115th Annual Conference - Honolulu, Hawaii
Friday, November 10 - Sunday, November 12, 2017

UpWord Mobility: Rhetoric and Social Justice in Hamilton

Amanda Hill, University of Central Florida

In this paper the authors borrow from rhetoric and social justice theories as well as historiography to explore the use and import of Hamilton’s hip hop poetics as a means of transcultural storytelling in an effort to expose the ways diverse rhetoric opens new channels of visualization knowledge and meaning making in dominant cultural narratives within changing political and cultural norms.

Proposal: 

Hamilton: An American Musical tells the story of Alexander Hamilton, the United States’ first Treasury Secretary. Before the musical’s Broadway opening, Hamilton’s contributions to the founding of the country’s government and his creation of the federal banking system were often relegated to the margins of textbooks. Like many of our founding fathers, Hamilton was the monochromatic figure of 200 years past and a name that graced some public buildings. However, rather than introduce him as an accomplished scholar, a career politician, and a decorated war veteran, Lin-Manuel Miranda’s libretto opens with three unlikely adjectives for a vaunted historical figure: “bastard,” “orphan,” and “son of a whore.” Hamilton thus challenges the visibility and reading of the traditional narrative of our country's forefathers by reimagining Hamilton and his contemporaries not as “great men,” but rather as “everymen.” The characterization makes Hamilton more relatable to common folk; he was an immigrant, a tireless worker, a loving and cheating husband. Where the authority presumed by the identity “forefather” distances common folk from Hamilton, in recognizing and centralizing Hamilton’s humanity and passion, the musical  shows justice and recognition for oft marginalized cultures in the United States.

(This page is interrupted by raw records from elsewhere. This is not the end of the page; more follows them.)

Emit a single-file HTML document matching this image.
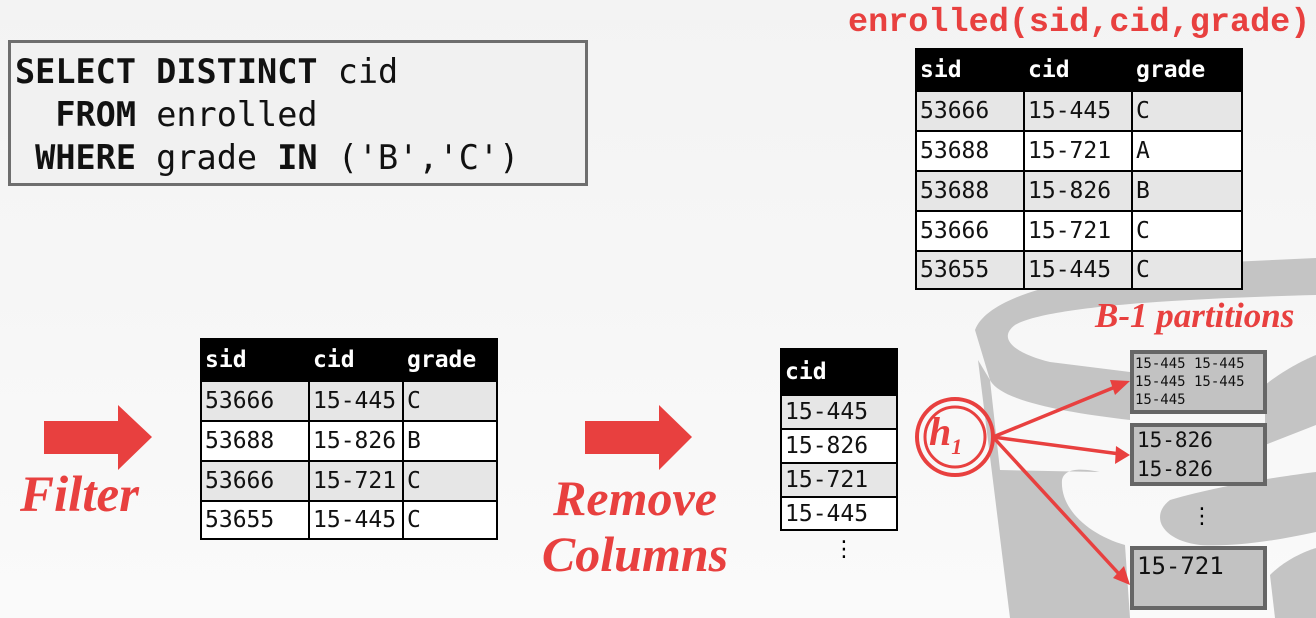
<!DOCTYPE html>
<html><head><style>
body{margin:0;width:1316px;height:618px;overflow:hidden;background:linear-gradient(#f3f3f3,#fafafa);position:relative;font-family:"Liberation Mono",monospace}
.a{position:absolute}
table{position:absolute;border-collapse:collapse;font-family:"DejaVu Sans Mono","Liberation Mono",monospace;font-size:23px;color:#111}
td,th{border:2px solid #000;padding:0 3px;text-align:left;white-space:nowrap}
th{background:#000;color:#fff;font-weight:bold}
tr.g td{background:#e6e6e6}
tr.w td{background:#fff}
.red{color:#e8403f}
.ser{font-family:"Liberation Serif",serif;font-style:italic;font-weight:bold;color:#e8403f}
</style></head><body>
<svg class="a" style="left:0;top:0" width="1316" height="618">
<g fill="#c4c4c4">
<path d="M975 330 C990 290 1100 270 1230 262 L1316 258 L1316 295 C1200 298 1050 305 1015 325 C995 340 1020 355 1050 362 L1130 372 L1130 420 C1060 412 1000 400 990 380 Z"/>
<path d="M978 360 L1010 618 L1130 618 L1125 545 C1090 535 1060 510 1062 480 C1065 465 1090 470 1100 472 L1000 470 L990 380 Z"/>
<path d="M1265 385 C1290 365 1316 355 1316 355 L1316 425 L1265 445 Z"/>
<path d="M1170 500 C1230 482 1316 472 1316 472 L1316 532 C1270 542 1230 547 1200 545 C1160 540 1150 515 1170 500 Z"/>
<path d="M1270 575 C1290 555 1316 548 1316 548 L1316 618 L1275 618 Z"/>
</g>
<polygon points="44,421 118,421 118,405 152,437 118,470 118,454 44,454" fill="#e8403f"/>
<polygon points="585,421 659,421 659,405 692,437 659,470 659,454 585,454" fill="#e8403f"/>
<circle cx="955" cy="437" r="38" fill="none" stroke="#e8403f" stroke-width="4"/>
<circle cx="955" cy="437" r="30" fill="none" stroke="#e8403f" stroke-width="3"/>
<g stroke="#e8403f" stroke-width="3.5" fill="#e8403f">
<line x1="993" y1="437" x2="1120" y2="385"/>
<line x1="993" y1="437" x2="1120" y2="454"/>
<line x1="993" y1="437" x2="1120" y2="575"/>
<polygon points="1130,381 1115,395 1110,380" stroke="none"/>
<polygon points="1130,455 1115,464 1116,446" stroke="none"/>
<polygon points="1130,585 1113,578 1124,566" stroke="none"/>
</g>
<g fill="#c2c2c2" stroke="#666" stroke-width="4">
<rect x="1132" y="352" width="133" height="60"/>
<rect x="1132" y="425" width="133" height="59"/>
<rect x="1132" y="548" width="133" height="60"/>
</g>
</svg>
<div class="a" style="left:8px;top:40px;width:580px;height:146px;border:3px solid #6e6e6e;background:#f1f1f1;box-sizing:border-box"></div>
<pre class="a" style="left:15px;top:50px;margin:0;font-size:33.5px;line-height:43px;color:#111"><b>SELECT DISTINCT</b> cid
  <b>FROM</b> enrolled
 <b>WHERE</b> grade <b>IN</b> ('B','C')</pre>
<div class="a red" style="left:848px;top:0;font-size:33.5px;font-weight:bold;line-height:46px">enrolled(sid,cid,grade)</div>
<table style="left:915px;top:48px;width:328px">
<tr style="height:42px"><th style="width:100px">sid</th><th style="width:100px">cid</th><th>grade</th></tr>
<tr class="g" style="height:40px"><td>53666</td><td>15-445</td><td>C</td></tr>
<tr class="w" style="height:40px"><td>53688</td><td>15-721</td><td>A</td></tr>
<tr class="g" style="height:40px"><td>53688</td><td>15-826</td><td>B</td></tr>
<tr class="w" style="height:40px"><td>53666</td><td>15-721</td><td>C</td></tr>
<tr class="g" style="height:38px"><td>53655</td><td>15-445</td><td>C</td></tr>
</table>
<table style="left:200px;top:338px;width:298px">
<tr style="height:42px"><th style="width:100px">sid</th><th style="width:86px">cid</th><th>grade</th></tr>
<tr class="g" style="height:40px"><td>53666</td><td>15-445</td><td>C</td></tr>
<tr class="w" style="height:40px"><td>53688</td><td>15-826</td><td>B</td></tr>
<tr class="g" style="height:40px"><td>53666</td><td>15-721</td><td>C</td></tr>
<tr class="w" style="height:38px"><td>53655</td><td>15-445</td><td>C</td></tr>
</table>
<table style="left:780px;top:348px;width:118px">
<tr style="height:46px"><th>cid</th></tr>
<tr class="g" style="height:34px"><td>15-445</td></tr>
<tr class="w" style="height:34px"><td>15-826</td></tr>
<tr class="g" style="height:34px"><td>15-721</td></tr>
<tr class="w" style="height:33px"><td>15-445</td></tr>
</table>
<div class="a" style="left:833px;top:540px;font-size:22px;line-height:20px;font-family:'DejaVu Sans'">⋮</div>
<div class="a" style="left:1191px;top:507px;font-size:22px;line-height:20px;font-family:'DejaVu Sans'">⋮</div>
<div class="a ser" style="left:20px;top:466px;font-size:51px">Filter</div>
<div class="a ser" style="left:530px;top:470px;font-size:50px;line-height:56px;text-align:center;width:210px">Remove<br>Columns</div>
<div class="a ser" style="left:1095px;top:296px;font-size:35px">B-1 partitions</div>
<div class="a ser" style="left:929px;top:408px;font-size:40px;color:#e8403f">h<sub style="font-size:22px">1</sub></div>
<div class="a" style="left:1135px;top:355px;font-family:'DejaVu Sans Mono',monospace;font-size:14px;line-height:18px;color:#111;white-space:pre">15-445 15-445
15-445 15-445
15-445</div>
<div class="a" style="left:1137px;top:426px;font-family:'DejaVu Sans Mono',monospace;font-size:21px;line-height:29px;color:#111">15-826<br>15-826</div>
<div class="a" style="left:1137px;top:551px;font-family:'DejaVu Sans Mono',monospace;font-size:24px;line-height:30px;color:#111">15-721</div>
</body></html>
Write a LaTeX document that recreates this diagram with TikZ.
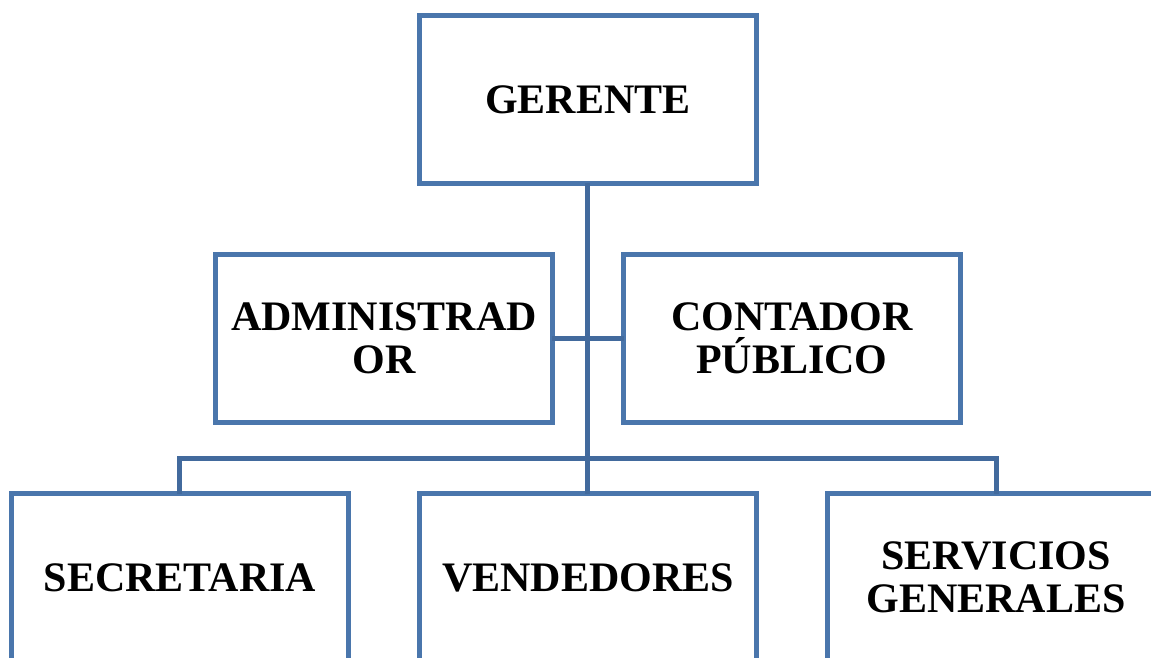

In this paper the authors borrow from rhetoric and social justice theories as well as historiography to explore the use and import of the musical’s hip hop poetics as a means of transcultural storytelling in an effort to expose the ways diverse rhetoric opens new channels of visualization  and meaning making in dominant cultural narratives within changing political and cultural norms. They consider how the use of hip hop poetics drives the narrative and affects societal understandings of power in history. Hamilton not only succeeds in challenging the dominant visual representation of our founding fathers, but challenges the way America consumes and tells historical narratives. By combining hip hop poetics with American history and musical theatre, Hamilton recognizes the importance of marginalized rhetoric. Postmodern and hip hop scholar Russell A. Potter writes, “. . . African-American cultures have mobilized, via a network of localized sites and nomadic incursions, cultures of the found, the revalued, the used . . .” (108). Miranda carries this tradition forward, sampling from myriad sources like historical letters and papers written by and about Alexander Hamilton, Ron Chernow’s contemporary biography, classic hip hop styles, and musical theatre structures. By seamlessly integrating and celebrating many voices, Miranda breaks down hierarchies of rhetoric that value “academic” over “street” vernacular. In Hamilton, America’s founding fathers and hip hop’s founding fathers remind us that history, like the text, can be participatory, intersectional, and liberating.